The active power losses in the system can be seen in Fig. 4. There we did not observe a clear pattern, which can be explained by the fact that in all the scenarios the generator dispatch and thus the power flows through the whole system are very different, and the losses were not the objective of the optimization performed.

When looking at the angle deviations in Fig. 5 is can be observed that the AC corridor exhibits a large angle deviation in the case without security criterion, while all the HVDC configurations are able to maintain smaller angle deviations which indicates a higher system stability.

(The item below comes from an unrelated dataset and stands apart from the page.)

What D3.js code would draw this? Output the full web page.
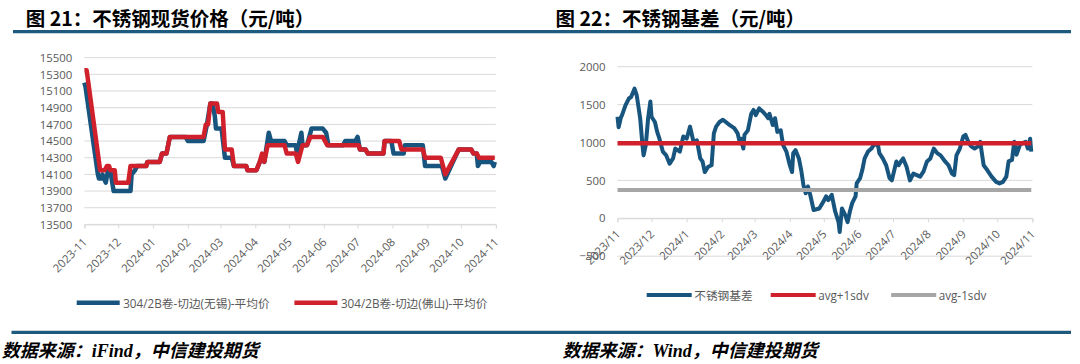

In Table 1 the voltage magnitudes and reactive power injected at the corridor terminal nodes 8 and 65 are listed for the N − 1 scenario before and after the contingencies. It can be observed that the bipolar HVDC configuration is able to maintain a stable voltage level close to the nominal voltage by providing reactive power to the grid. In contrast, for the AC configuration the voltage magnitude at node 8 changes significantly because of high generation in the region. The monopolar HVDC configuration is also stabilizing the voltage by reactive power injection but in the outage case there is the same effect as for the AC corridor.

Table 1 Voltage magnitude and reactive power injection at nodes 8 and 65 for all three corridor configurations in the base case and the contingency case of the N − 1 scenarios

6 Conclusion and Future Work

A mathematical model and a software for security-constrained optimal power flow for generic hybrid AC/DC grids has been developed. In this work it has been used to study the effects of the N − 1 criterion on embedded HVDC systems.

The above results show that for the bipolar HVDC configuration the power plant dispatch with lowest cost could be established when the N − 1 criterion is employed. This study has been performed on the IEEE118 grid with a single corridor under consideration. The results indicate the benefits of employing bipolar HVDC systems in order to increase the social welfare.

In order to draw conclusions for real transmission systems, additional studies on real grid configurations with possibly several embedded HVDC links would have to be performed.

Additionally, an investigation including contingency cases both in the AC and DC parts of the power system would be interesting to investigate the capabilities of embedded HVDC to compensate for general N − 1 cases and thus to reduce redispatch cost for grid operators.